Bidirectional RNN predicts padding for each timestep

Hi

I have the following Bidirectional LSTM language model

drop = nn.Dropout(dropout)
word_embeddings = nn.Embedding(vocabSize, input_size)
rnn = nn.LSTM(input_size,
              hidden_size,
              n_layers,
              dropout=dropout,
              bidirectional=True)

fc = nn.Linear(hidden_size*numDir, vocabSize)

Assume the following

vocabSize=107
batchsize=4
input_size=100
hidden_size=200
n_layers=1
dropout=0.1
bidir=True
numDir = 2 

My vocab is a list of 107 tokens with 0th position as <pad>.

I am using pack_padded_sequence and pad_packed_sequence to pack and unpack my input in the forward()

emb = drop(word_embeddings(input))
packed_input = pack_padded_sequence(emb,seqLengths)
packed_output, (hT, cT) = rnn(packed_input, hidden)
ht, _ = pad_packed_sequence(packed_output)
logits = fc(ht.view(ht.size(0)*ht.size(1), ht.size(2)))

My input dimensions are (T,B,*), where T is sequence length, B is batch size. The inputs are left aligned 0padded and sorted by their input lengths:

seqLengths = [19, 16, 16, 16]

for a particular batch. The dimensions I observe after forward() are

input	= (19,4)
emb 	= (19,4,100)
ht	    = (19,4,400)
logits	= (76,107)

which all make perfect sense. And the model seems to work fine in left-right single direction. However, in the bidirectional mode the model predicts <pad> for every position of the sequence.
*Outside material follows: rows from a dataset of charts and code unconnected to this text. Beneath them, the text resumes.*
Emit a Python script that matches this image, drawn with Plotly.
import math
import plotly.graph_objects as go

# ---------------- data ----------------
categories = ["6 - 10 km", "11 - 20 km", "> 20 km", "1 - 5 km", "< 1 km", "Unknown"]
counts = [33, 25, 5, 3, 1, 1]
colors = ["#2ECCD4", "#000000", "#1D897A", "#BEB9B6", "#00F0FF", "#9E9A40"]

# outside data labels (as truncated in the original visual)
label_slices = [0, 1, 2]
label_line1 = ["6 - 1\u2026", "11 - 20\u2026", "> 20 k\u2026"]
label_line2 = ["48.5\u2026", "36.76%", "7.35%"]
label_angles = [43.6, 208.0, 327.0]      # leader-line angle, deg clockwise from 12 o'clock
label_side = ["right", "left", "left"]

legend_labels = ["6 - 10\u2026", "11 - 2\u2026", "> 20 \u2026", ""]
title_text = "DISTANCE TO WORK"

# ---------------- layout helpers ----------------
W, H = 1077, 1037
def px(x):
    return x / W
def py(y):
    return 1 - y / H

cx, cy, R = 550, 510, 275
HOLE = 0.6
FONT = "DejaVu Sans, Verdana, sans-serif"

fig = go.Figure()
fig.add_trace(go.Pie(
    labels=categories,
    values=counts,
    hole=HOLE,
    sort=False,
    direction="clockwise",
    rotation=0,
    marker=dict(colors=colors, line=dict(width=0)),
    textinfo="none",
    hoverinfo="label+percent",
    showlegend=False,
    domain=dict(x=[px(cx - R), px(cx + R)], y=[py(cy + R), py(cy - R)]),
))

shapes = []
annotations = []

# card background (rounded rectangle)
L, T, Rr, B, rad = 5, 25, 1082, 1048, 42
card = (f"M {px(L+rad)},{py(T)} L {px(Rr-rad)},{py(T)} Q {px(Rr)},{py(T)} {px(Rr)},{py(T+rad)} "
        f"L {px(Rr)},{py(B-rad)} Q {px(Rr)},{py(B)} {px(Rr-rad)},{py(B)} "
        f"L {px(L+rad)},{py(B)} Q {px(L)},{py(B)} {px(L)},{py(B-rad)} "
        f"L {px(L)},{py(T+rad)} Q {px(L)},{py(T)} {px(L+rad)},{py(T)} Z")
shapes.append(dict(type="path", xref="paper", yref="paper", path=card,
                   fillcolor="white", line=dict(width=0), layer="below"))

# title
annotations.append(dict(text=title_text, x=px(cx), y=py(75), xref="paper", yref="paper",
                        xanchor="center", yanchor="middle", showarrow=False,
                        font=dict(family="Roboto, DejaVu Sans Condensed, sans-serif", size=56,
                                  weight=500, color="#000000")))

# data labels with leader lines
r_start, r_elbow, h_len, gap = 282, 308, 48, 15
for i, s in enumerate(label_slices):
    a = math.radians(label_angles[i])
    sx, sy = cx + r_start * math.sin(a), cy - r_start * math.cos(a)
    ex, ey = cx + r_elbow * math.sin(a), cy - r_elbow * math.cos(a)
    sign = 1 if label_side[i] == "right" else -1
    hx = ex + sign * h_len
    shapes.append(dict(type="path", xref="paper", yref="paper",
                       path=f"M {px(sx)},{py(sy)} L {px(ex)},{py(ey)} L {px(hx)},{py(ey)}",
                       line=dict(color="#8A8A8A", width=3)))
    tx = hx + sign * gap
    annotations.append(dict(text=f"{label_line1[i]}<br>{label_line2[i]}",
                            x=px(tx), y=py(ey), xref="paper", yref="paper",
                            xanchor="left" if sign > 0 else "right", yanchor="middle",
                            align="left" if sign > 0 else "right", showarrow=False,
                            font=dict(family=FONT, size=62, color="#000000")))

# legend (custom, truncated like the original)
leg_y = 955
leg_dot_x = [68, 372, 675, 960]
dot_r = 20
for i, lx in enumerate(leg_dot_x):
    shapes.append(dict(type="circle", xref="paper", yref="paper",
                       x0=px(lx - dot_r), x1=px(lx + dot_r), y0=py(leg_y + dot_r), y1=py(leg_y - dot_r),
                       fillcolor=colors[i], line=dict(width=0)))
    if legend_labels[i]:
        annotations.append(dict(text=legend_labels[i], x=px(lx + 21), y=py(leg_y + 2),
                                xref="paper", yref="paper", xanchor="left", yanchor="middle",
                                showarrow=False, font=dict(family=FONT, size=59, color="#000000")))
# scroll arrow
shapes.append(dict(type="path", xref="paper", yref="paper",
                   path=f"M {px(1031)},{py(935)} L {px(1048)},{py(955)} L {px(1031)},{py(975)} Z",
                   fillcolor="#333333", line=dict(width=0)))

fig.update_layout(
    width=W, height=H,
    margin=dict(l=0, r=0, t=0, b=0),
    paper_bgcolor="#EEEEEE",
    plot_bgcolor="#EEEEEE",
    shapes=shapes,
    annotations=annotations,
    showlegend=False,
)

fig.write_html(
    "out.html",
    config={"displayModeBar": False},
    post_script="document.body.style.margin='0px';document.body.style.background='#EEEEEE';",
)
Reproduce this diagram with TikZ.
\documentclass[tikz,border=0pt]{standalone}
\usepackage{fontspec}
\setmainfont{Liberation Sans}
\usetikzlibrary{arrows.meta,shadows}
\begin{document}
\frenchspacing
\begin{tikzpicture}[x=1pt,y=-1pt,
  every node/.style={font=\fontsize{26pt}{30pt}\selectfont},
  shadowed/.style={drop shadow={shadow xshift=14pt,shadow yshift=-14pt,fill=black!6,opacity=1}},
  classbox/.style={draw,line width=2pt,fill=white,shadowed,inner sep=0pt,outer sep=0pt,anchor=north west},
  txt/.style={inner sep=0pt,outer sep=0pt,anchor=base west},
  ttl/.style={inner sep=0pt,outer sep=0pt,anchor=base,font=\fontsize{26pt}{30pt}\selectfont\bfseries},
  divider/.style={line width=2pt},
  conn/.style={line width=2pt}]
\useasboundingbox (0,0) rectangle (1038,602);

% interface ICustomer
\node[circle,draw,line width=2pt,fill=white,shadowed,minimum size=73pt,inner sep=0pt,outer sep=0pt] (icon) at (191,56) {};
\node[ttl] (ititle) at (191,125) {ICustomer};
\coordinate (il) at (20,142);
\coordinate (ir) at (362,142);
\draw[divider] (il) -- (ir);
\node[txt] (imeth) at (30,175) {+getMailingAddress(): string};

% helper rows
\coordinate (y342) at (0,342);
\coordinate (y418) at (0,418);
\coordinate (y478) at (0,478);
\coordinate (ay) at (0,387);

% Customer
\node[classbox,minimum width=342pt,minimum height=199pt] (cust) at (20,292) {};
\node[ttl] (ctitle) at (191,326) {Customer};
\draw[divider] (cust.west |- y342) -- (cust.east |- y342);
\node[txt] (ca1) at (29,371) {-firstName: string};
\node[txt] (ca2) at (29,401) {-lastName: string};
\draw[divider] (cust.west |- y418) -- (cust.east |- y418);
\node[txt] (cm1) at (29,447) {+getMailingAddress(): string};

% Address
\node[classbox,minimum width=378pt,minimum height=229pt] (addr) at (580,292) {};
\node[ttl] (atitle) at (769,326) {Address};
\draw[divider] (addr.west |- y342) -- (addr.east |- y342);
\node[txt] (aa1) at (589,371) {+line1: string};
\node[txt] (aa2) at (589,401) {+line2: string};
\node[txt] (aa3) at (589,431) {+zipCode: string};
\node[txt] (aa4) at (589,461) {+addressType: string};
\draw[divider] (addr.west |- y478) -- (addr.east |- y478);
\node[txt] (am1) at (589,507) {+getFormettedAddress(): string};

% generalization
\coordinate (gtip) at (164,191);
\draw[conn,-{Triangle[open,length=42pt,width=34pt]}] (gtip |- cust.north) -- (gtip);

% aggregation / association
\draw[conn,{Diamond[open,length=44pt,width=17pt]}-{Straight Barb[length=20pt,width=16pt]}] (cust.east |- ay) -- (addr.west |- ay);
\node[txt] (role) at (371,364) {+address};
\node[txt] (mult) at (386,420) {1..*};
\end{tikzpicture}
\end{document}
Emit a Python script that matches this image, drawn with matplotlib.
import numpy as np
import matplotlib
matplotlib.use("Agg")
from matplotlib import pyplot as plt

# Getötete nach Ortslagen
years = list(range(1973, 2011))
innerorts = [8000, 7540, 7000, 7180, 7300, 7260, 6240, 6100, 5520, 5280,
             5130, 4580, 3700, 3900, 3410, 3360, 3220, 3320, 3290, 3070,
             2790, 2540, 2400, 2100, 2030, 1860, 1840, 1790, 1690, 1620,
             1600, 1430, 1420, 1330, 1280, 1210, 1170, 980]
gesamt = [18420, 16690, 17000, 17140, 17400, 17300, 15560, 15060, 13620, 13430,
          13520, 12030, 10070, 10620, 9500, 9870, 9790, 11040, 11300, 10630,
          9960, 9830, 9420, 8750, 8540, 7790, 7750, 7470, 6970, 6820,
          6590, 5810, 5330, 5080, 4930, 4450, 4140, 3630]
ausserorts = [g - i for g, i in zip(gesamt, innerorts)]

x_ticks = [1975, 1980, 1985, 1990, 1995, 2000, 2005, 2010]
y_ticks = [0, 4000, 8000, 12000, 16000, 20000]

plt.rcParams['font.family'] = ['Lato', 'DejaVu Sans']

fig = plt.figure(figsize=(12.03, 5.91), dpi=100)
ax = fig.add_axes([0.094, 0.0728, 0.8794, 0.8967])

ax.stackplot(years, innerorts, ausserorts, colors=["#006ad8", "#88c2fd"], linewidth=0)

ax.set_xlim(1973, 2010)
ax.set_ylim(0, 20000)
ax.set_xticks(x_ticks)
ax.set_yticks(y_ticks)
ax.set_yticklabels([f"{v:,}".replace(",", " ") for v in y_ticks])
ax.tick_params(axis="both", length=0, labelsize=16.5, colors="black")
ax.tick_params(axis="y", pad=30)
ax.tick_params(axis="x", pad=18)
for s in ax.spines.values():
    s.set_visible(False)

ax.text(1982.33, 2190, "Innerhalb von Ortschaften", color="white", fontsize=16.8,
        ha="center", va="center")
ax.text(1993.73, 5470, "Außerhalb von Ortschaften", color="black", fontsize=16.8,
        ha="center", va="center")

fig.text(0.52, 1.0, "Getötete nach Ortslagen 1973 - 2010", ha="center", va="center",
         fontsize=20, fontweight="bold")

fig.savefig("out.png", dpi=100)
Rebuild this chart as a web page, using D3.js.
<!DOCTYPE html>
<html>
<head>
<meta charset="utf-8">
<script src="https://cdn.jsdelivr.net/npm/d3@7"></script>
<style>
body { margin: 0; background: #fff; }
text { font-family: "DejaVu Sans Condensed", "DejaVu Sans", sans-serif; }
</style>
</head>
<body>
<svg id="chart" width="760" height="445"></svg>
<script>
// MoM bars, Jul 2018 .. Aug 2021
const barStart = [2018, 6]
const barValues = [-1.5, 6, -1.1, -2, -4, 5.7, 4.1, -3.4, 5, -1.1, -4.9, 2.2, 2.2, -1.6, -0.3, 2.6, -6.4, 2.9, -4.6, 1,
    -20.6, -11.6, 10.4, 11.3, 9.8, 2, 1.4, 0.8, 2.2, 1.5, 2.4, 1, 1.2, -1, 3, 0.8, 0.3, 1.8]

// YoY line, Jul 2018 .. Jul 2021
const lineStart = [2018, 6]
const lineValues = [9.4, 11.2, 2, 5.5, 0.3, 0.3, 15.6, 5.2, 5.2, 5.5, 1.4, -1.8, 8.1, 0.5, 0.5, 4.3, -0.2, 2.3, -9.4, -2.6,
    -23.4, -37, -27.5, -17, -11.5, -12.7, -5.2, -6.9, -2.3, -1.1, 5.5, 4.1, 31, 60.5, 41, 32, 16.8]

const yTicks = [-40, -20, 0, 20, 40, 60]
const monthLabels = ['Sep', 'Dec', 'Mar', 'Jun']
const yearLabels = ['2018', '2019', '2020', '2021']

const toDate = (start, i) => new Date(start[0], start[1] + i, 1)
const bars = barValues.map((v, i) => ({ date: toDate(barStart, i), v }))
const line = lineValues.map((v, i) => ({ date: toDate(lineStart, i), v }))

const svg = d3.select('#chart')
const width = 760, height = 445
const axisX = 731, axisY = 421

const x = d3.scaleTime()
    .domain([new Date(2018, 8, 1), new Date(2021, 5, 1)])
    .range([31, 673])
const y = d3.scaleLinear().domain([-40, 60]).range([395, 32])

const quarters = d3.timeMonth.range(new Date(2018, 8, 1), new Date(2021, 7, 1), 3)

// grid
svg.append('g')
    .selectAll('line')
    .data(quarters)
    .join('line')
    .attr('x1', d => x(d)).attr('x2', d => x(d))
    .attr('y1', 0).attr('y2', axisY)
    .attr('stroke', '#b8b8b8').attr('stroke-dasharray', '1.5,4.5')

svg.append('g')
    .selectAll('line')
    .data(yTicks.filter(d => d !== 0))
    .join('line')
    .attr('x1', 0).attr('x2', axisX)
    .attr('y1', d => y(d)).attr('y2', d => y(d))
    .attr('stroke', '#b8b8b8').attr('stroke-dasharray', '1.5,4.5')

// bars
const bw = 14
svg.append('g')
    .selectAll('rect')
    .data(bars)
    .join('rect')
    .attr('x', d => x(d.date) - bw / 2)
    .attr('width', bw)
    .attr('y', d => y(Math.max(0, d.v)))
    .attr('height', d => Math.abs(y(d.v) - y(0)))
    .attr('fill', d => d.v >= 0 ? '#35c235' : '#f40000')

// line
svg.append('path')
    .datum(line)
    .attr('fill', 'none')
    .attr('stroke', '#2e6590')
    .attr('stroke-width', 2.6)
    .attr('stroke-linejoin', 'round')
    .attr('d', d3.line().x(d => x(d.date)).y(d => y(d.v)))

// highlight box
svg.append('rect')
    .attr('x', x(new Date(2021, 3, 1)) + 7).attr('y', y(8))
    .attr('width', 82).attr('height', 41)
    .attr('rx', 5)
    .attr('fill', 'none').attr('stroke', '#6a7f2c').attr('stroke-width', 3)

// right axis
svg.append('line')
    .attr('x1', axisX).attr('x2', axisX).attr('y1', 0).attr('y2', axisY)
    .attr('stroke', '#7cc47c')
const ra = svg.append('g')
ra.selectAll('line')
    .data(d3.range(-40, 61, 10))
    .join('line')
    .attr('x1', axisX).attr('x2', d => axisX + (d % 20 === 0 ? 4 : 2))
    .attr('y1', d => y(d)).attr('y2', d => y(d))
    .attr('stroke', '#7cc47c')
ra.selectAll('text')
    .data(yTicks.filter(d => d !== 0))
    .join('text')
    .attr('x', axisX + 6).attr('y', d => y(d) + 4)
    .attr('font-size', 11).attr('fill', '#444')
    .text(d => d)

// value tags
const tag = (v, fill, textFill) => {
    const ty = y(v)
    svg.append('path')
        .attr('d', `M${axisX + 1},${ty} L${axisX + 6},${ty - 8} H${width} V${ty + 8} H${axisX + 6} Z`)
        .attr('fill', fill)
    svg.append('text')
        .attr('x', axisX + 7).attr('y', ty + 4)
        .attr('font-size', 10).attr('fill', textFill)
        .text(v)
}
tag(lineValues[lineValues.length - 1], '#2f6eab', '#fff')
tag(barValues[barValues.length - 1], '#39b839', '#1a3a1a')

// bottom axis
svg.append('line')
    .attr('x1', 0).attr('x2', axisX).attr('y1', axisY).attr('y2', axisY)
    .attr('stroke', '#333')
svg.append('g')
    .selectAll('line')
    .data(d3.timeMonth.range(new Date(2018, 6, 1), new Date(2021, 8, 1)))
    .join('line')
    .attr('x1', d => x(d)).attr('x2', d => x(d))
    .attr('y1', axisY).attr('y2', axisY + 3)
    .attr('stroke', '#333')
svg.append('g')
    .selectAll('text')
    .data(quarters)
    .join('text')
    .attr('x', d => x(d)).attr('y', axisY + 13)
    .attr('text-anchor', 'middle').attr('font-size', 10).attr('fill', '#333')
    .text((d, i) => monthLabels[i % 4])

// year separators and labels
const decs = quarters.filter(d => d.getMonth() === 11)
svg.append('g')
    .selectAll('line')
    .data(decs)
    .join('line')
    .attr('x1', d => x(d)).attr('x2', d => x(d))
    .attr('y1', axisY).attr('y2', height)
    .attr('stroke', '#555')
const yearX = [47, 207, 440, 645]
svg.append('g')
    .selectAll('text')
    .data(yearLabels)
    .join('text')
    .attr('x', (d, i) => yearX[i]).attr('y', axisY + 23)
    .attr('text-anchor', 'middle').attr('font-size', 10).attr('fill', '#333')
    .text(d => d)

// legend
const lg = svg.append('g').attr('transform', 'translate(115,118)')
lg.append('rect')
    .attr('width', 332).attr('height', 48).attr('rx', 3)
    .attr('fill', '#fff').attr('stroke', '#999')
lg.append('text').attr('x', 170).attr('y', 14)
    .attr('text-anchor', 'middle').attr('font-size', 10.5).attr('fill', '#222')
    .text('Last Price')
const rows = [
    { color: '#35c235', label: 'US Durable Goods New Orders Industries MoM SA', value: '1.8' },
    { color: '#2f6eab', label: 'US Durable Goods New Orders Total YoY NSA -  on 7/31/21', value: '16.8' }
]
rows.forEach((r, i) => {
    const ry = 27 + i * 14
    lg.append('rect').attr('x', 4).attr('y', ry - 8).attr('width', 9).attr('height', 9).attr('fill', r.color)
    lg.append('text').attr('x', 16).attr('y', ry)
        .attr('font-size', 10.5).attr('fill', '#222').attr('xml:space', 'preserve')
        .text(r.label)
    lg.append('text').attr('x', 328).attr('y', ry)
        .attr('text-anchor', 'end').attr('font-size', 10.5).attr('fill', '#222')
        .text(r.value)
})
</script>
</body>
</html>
One hypothesis I was working with was that the padding, being the last element (and 0th position in the vocab) is killing the gradients in the backward pass. So I attempted to use the packed_output directly for the FC layer directly (i.e not running pad_packed_sequence()). But that creates dimension mismatches. I also tried these dimension selection methods that pass the sequence lengths but select only the last element of the sequences ( [About the variable length input in RNN scenario](About the variable length input in RNN scenario and Indexing Multi-dimensional Tensors based on 1D tensor of indices. However, I need the full elements of the tensor, not just the last none-zero.

Am I thinking incorrectly about this problem? why is the bidirectional lstm always predicting the padding token in every timestep in the setup above?

thank you

I came across this post beacuse i had a problem in taking the output of the padded input with bidirectional lstm and your case is the same.
I might not have have understood your problem completely but here’s what i think, You don’t have to pass the ‘ht’ as it is because it is a collection of hidden states over the timesteps.What you could do is select first and last timestep vectors and remove padding from both of them, concatenate and then pass it to the FC.
Please correct if i’m wrong and also reply if you found another way around.